I always have had trouble making friends, from what I remember, but when I do, they're always impossibly close. When I was in Kindergarten, I had a kid named mitch, and we went through half of first grade together before he moved out of state. Second grade it was Scott, but his dad died and he got utterly depressed. Third grade I was the class clown, so I had a few followers, DURING school, but before the year started, I met these two guys that We're freaking awesome. They were the friends that had the mom who called our mom at 7:00 and were like: 'hey come over for a few minutes!' and our mom was like: 'I'll be there in 10' and we ended up staying there until 2:00 am. We were close. At the end of that year, they moved to California. This was a bombshell to me. They were the closest friends I ever had. For the years following, I had many, many problems making friends, and even holding a conversation with anyone. When I wasn't with my 'one' for that year, I was sitting alone in the corner. Fourth grade, I was the fat kid with one friend in a different class. He moved to Greenville, Alabama the next year. Fifth grade, I was the bully/big boss. Then sixth grade began. I met two guys, not brothers this time, but pretty awesome. We were the unstoppable 3, constantly laughing and joking by ourselves. Seventh grade, same concept. eighth grade, one of the two and I had a falling out. that left the two of us. We stuck together through heaven, hell, and satan himself. Then came the end of eighth grade. He told me he was switching schools to do the ROTC program. I get to ninth grade, high school and all, and there he was. After a solid WTF?! conversation we were clearly not gonna give up on each other that easy. He remained my only friend throughout the rest of that year.

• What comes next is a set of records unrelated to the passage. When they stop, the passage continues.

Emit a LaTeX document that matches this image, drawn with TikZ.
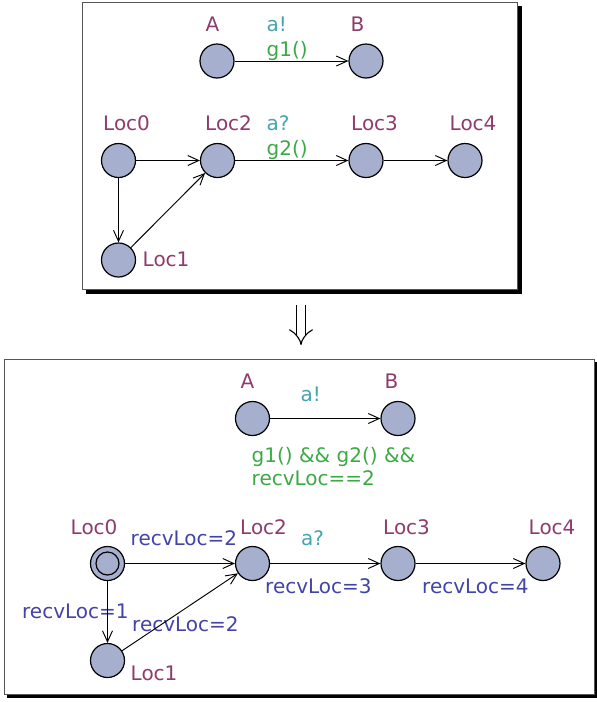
\documentclass[tikz,border=0pt]{standalone}
\usepackage{fontspec}
\setmainfont{DejaVu Sans}
\usetikzlibrary{arrows.meta}
\definecolor{locname}{HTML}{8E3B6D}
\definecolor{synccol}{HTML}{44A5AD}
\definecolor{guardcol}{HTML}{3BAA45}
\definecolor{updcol}{HTML}{4343A8}
\definecolor{nodefill}{HTML}{A6AFCE}
\definecolor{boxline}{HTML}{555555}
\begin{document}
\begin{tikzpicture}[x=1pt,y=-1pt,
  font=\fontsize{20}{24}\selectfont,
  loc/.style={circle, draw=black, fill=nodefill, line width=1.2pt, minimum size=34pt, inner sep=0pt},
  innerloc/.style={circle, draw=black, line width=1.2pt, minimum size=23pt, inner sep=0pt},
  lbl/.style={anchor=base west, inner sep=0pt},
  nm/.style={lbl, text=locname},
  sy/.style={lbl, text=synccol},
  gd/.style={lbl, text=guardcol},
  up/.style={lbl, text=updcol},
  trans/.style={line width=0.95pt, -{Straight Barb[length=11pt,width=10pt,line width=0.95pt]}},
  frame/.style={fill=white, draw=boxline, line width=1pt},
  shadowbox/.style={fill=black, draw=none}]
\useasboundingbox (0,0) rectangle (597,702);

% ---------- top box ----------
\fill[shadowbox] (86,6) rectangle (521.5,294);
\draw[frame] (82,2) rectangle (517,289);

\node[loc] (tA) at (217,61) {};
\node[loc] (tB) at (366,61) {};
\node[loc] (t0) at (118.5,160.5) {};
\node[loc] (t2) at (217.5,160.5) {};
\node[loc] (t3) at (366,160.5) {};
\node[loc] (t4) at (465,160.5) {};
\node[loc] (t1) at (118.5,260) {};

\node[nm] (tAl) at (205.5,31) {A};
\node[nm] (tBl) at (350.5,31) {B};
\node[sy] (tsa) at (266.5,31) {a!};
\node[gd] (tg1) at (266.5,56.5) {g1()};
\node[nm] (t0l) at (103,130.5) {Loc0};
\node[nm] (t2l) at (205,130.5) {Loc2};
\node[sy] (tsq) at (266.5,130.5) {a?};
\node[gd] (tg2) at (266.5,155.5) {g2()};
\node[nm] (t3l) at (351,130.5) {Loc3};
\node[nm] (t4l) at (449.5,130.5) {Loc4};
\node[nm] (t1l) at (142.5,266) {Loc1};

\draw[trans] (tA) -- (tB);
\draw[trans] (t0) -- (t2);
\draw[trans] (t2) -- (t3);
\draw[trans] (t3) -- (t4);
\draw[trans] (t0) -- (t1);
\draw[trans] (t1) -- (t2);

% ---------- implies arrow ----------
\coordinate (arrtop) at (301,305);
\coordinate (arrbot) at (301,345);
\draw[line width=1.1pt, double, double distance=7.5pt, -{Implies}] (arrtop) -- (arrbot);

% ---------- bottom box ----------
\fill[shadowbox] (7,362) rectangle (597,697.5);
\draw[frame] (4,359) rectangle (594.5,694.5);

\node[loc] (bA) at (252.5,418.5) {};
\node[loc] (bB) at (398,418.5) {};
\node[loc] (b0) at (107.5,563.5) {};
\node[innerloc] (b0in) at (107.5,563.5) {};
\node[loc] (b2) at (252.5,563.5) {};
\node[loc] (b3) at (398,563.5) {};
\node[loc] (b4) at (543,563.5) {};
\node[loc] (b1) at (107.5,660.5) {};

\node[nm] (bAl) at (240.5,388.5) {A};
\node[nm] (bBl) at (384.5,388.5) {B};
\node[sy] (bsa) at (300.5,401) {a!};
\node[gd] (bg1) at (251.5,462) {g1() \&\& g2() \&\&};
\node[gd] (bg2) at (251.5,485.5) {recvLoc==2};
\node[nm] (b0l) at (70.5,534.5) {Loc0};
\node[up] (bu02) at (130.5,545.5) {recvLoc=2};
\node[nm] (b2l) at (240,534.5) {Loc2};
\node[sy] (bsq) at (301,545.5) {a?};
\node[nm] (b3l) at (383,534.5) {Loc3};
\node[nm] (b4l) at (528.5,534.5) {Loc4};
\node[up] (bu3) at (265,593) {recvLoc=3};
\node[up] (bu4) at (422,593) {recvLoc=4};
\node[up] (bu1) at (22,618) {recvLoc=1};
\node[up] (bu12) at (132,631) {recvLoc=2};
\node[nm] (b1l) at (130.5,680) {Loc1};

\draw[trans] (bA) -- (bB);
\draw[trans] (b0) -- (b2);
\draw[trans] (b2) -- (b3);
\draw[trans] (b3) -- (b4);
\draw[trans] (b0) -- (b1);
\draw[trans] (b1) -- (b2);
\end{tikzpicture}
\end{document}
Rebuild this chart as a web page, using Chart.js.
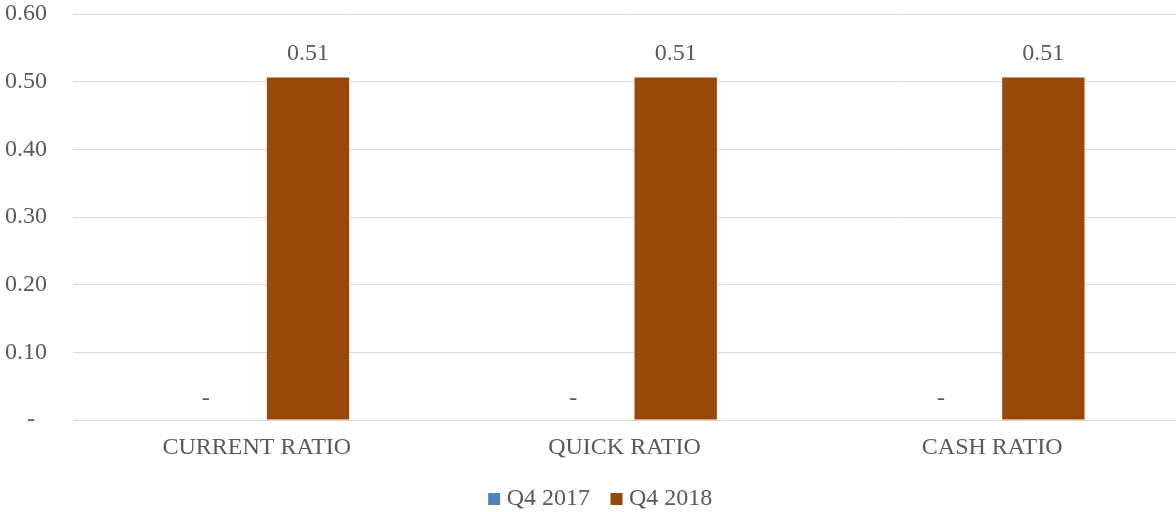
<!DOCTYPE html>
<html>
<head>
<meta charset="utf-8">
<script src="https://cdn.jsdelivr.net/npm/chart.js@4/dist/chart.umd.min.js"></script>
<style>
  html, body { margin: 0; padding: 0; background: #fff; }
  #wrap { width: 1176px; height: 512px; position: relative; }
</style>
</head>
<body>
<div id="wrap"><canvas id="ratioChart"></canvas></div>
<script>
const categorias = ['CURRENT RATIO', 'QUICK RATIO', 'CASH RATIO'];
const q4_2017 = [0, 0, 0];
const q4_2018 = [0.506, 0.506, 0.506];
const ticksY = [0, 0.1, 0.2, 0.3, 0.4, 0.5, 0.6];

const textoGris = '#595959';
const fuente = 'Liberation Serif, "Times New Roman", serif';

function formatoRatio(v) {
    return v === 0 ? '-' : v.toFixed(2);
}

// etiquetas de valor encima de cada barra
const etiquetasValor = {
    id: 'etiquetasValor',
    afterDatasetsDraw(chart) {
        const ctx = chart.ctx;
        ctx.save();
        ctx.font = '24px ' + fuente;
        ctx.fillStyle = textoGris;
        ctx.textAlign = 'center';
        ctx.textBaseline = 'bottom';
        chart.data.datasets.forEach((ds, i) => {
            chart.getDatasetMeta(i).data.forEach((bar, j) => {
                const v = ds.data[j];
                ctx.fillText(formatoRatio(v), bar.x, bar.y - (v === 0 ? 9 : 12));
            });
        });
        ctx.restore();
    }
};

// corre la leyenda un poco a la derecha
const moverLeyenda = {
    id: 'moverLeyenda',
    afterLayout(chart) {
        chart.legend.left += 15;
        chart.legend.right += 15;
    }
};

const ctx = document.getElementById('ratioChart').getContext('2d');
new Chart(ctx, {
    type: 'bar',
    data: {
        labels: categorias,
        datasets: [
            { label: 'Q4 2017', data: q4_2017, backgroundColor: '#4F81BD' },
            { label: 'Q4 2018', data: q4_2018, backgroundColor: '#984807' }
        ]
    },
    options: {
        responsive: true,
        maintainAspectRatio: false,
        animation: false,
        categoryPercentage: 0.557,
        barPercentage: 0.804,
        layout: { padding: { top: 14, left: 0, right: 0, bottom: -9 } },
        plugins: {
            tooltip: { enabled: false },
            legend: {
                position: 'bottom',
                labels: {
                    color: textoGris,
                    font: { family: fuente, size: 24 },
                    usePointStyle: true,
                    pointStyle: 'rect',
                    boxWidth: 1,
                    boxHeight: 12,
                    padding: 26
                }
            }
        },
        scales: {
            x: {
                afterFit(scale) { scale.height = 41; },
                grid: { display: false },
                border: { color: '#D9D9D9', width: 1 },
                ticks: {
                    color: textoGris,
                    font: { family: fuente, size: 24 },
                    padding: 5
                }
            },
            y: {
                min: 0,
                max: 0.6,
                afterFit(scale) {
                    scale.width = 73;
                    scale.paddingTop = 0;
                    scale.paddingBottom = 0;
                },
                afterBuildTicks(scale) {
                    scale.ticks = ticksY.map(v => ({ value: v }));
                },
                grid: { color: '#D9D9D9', drawTicks: false },
                border: { display: false },
                ticks: {
                    color: textoGris,
                    font: { family: fuente, size: 24 },
                    padding: 26,
                    callback: v => v === 0 ? '-  ' : v.toFixed(2)
                }
            }
        }
    },
    plugins: [etiquetasValor, moverLeyenda]
});
</script>
</body>
</html>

October 2015 I decided to try this whole love and romance thing out. I asked someone to homecoming, a fellow sophomore. We ended up dating. I didn't necessarily like her but found her attractive. about three weeks later, she dumped me, and the summer following I found out why. She'd gotten pregnant by another guy. I moved on, forgot about it. Before Junior year(this year), I found another girl and began talking to her. I was going to ask her out the traditional way, a couple of dates, then the big question, you know, but then she made a theory that I had a crush on her, then there was this whole ordeal that I had to go through to prove her wrong(The reason why is because she is really good friends with this guy who keeps telling her that he likes her then when she says she doesn't like him he says he just can't stand to be around her.). So that ended before it began. School started, and after a little while, there was this freshman that got my attention. I eventually decided I liked her and proceeded to act normal around her. She got my snapchat and we began 'snapping'. Then the band went to Disney world and that's when things between us kicked off really well. Meanwhile, I got roomed with the friend from before that I had a falling out with three years ago. We made up. He got a girlfriend in the process(not my crush. After Disney, I was in the band room one day when I got news that got me utterly depressed. She was moving to Washington D.C. That was in December, and now it's march. I'm still depressed. To make things worse, my best friend just broke the news that he's moving to Mississippi. f*** my life. I'm scared to even tell anyone how I feel because of the IDGAF reputation my peers have of me. I started out this school year on a new note, the first day of school I spent talking to a girl for the first time in my life. How in god's name did it lead to this?
Please comment if you made it all the way through. Am I being paranoid, forcing myself to be a sociopath or suffering from some sort of PTSD-forced social anxiety? Thank you for listening. I really want an opinion. I know this story isn't finished, but I just wanted to get someone else's opinion.